# Core Aeration, not much grass



## joetab24 (Apr 10, 2009)

*Manual Core Aerator*

As I've previously mentioned. I am trying to improve my lawn.


So yesterday I purchased a manual core aerator. After inserting it into the soil, I am noticing that when I pull the aerator out the ground large sections of soil are coming up in addition to the plugs that are supposed to come out. Is this ok? What does this mean?

Thanks!


----------



## skipjack (Aug 15, 2008)

Are you saying chunks of soil are sticking to the outside of the aerator tubes? 

Perhaps the soil is too damp? Try giving it a little wiggle before you pull it out. Not too much as the idea of core aeration is to aerate without compacting the soil.

I've used the same aerator on my parent's lawn... it was a good sized yard so it was a _lot_ of work (pun intended)... took me a few days to do the whole thing. My biggest problem was that the tubes kept clogging. But, I towards the end I had it down pretty well and could move quickly with sort of a hop-stomp motion. 

Good luck.


----------



## drtbk4ever (Dec 29, 2008)

Sorry, I don't have any ideas for you, but....

For $50 I rented a power core machine for half a day from HD. It took me longer to clean the machine than it did for me to do the coring.


----------



## handy man88 (Jan 23, 2007)

joetab24 said:


> As I've previously mentioned. I am trying to improve my lawn.
> 
> 
> So yesterday I purchased a manual core aerator. After inserting it into the soil, I am noticing that when I pull the aerator out the ground large sections of soil are coming up in addition to the plugs that are supposed to come out. Is this ok? What does this mean?
> ...


I have the same tool.

Large sections are not supposed to come out.

Only tube shaped dirt plugs are supposed to come out.

Wait until the ground is dryer, but not bone dry.

Are you aerating over sod or just dirt?


----------



## joetab24 (Apr 10, 2009)

handy man88 said:


> I have the same tool.
> 
> Large sections are not supposed to come out.
> 
> ...


Thanks for the reply, 
I used the tool in my backyard, where there is considerable grass,and it woked fine. In my front, the problem area, there is very little grass and a lot of dirt is hard and compacted.


----------



## handy man88 (Jan 23, 2007)

joetab24 said:


> Thanks for the reply,
> I used the tool in my backyard, where there is considerable grass,and it woked fine. In my front, the problem area, there is very little grass and a lot of dirt is hard and compacted.
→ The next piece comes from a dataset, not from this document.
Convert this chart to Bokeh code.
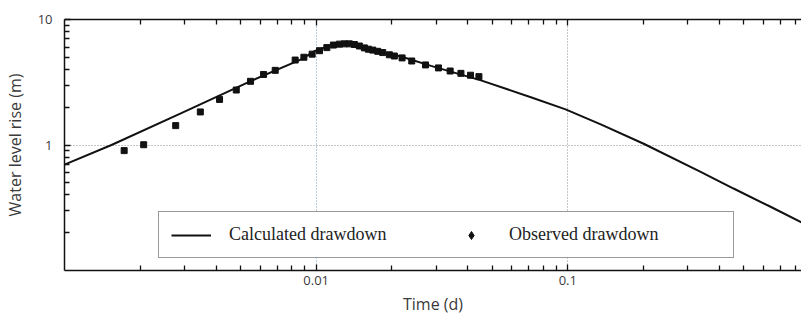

For that dirt area, I would just take an a mattock or use a good rake or garden fork or spade shovel to break up the soil. On bare dirt, there's nothing to hold the surrounding dirt in place if you're core aerating.


----------



## joetab24 (Apr 10, 2009)

handy man88 said:


> For that dirt area, I would just take an a mattock or use a good rake or garden fork or spade shovel to break up the soil. On bare dirt, there's nothing to hold the surrounding dirt in place if you're core aerating.


 
So don't aerate with this tool in the front, which is mostly bare?


----------



## handy man88 (Jan 23, 2007)

joetab24 said:


> So don't aerate with this tool in the front, which is mostly bare?


The purpose of aerating is to get water and oxygen and fertilizer to the grass roots and to reduce compaction. In bare dirt, there is no grass obviously, so no reason to aerate.


----------



## joetab24 (Apr 10, 2009)

I figured I'd start a new post, although this topic came up in my previous post.

I am planning on seeding my lawn soon. I have very little grass. Will core aerating help, or is it a waste of time if there is very little grass at this time? 

The soil is fairly compacted.


----------



## drtbk4ever (Dec 29, 2008)

If there isn't much grass left, I would skip the core aeration and till. Get some good soil in there.


----------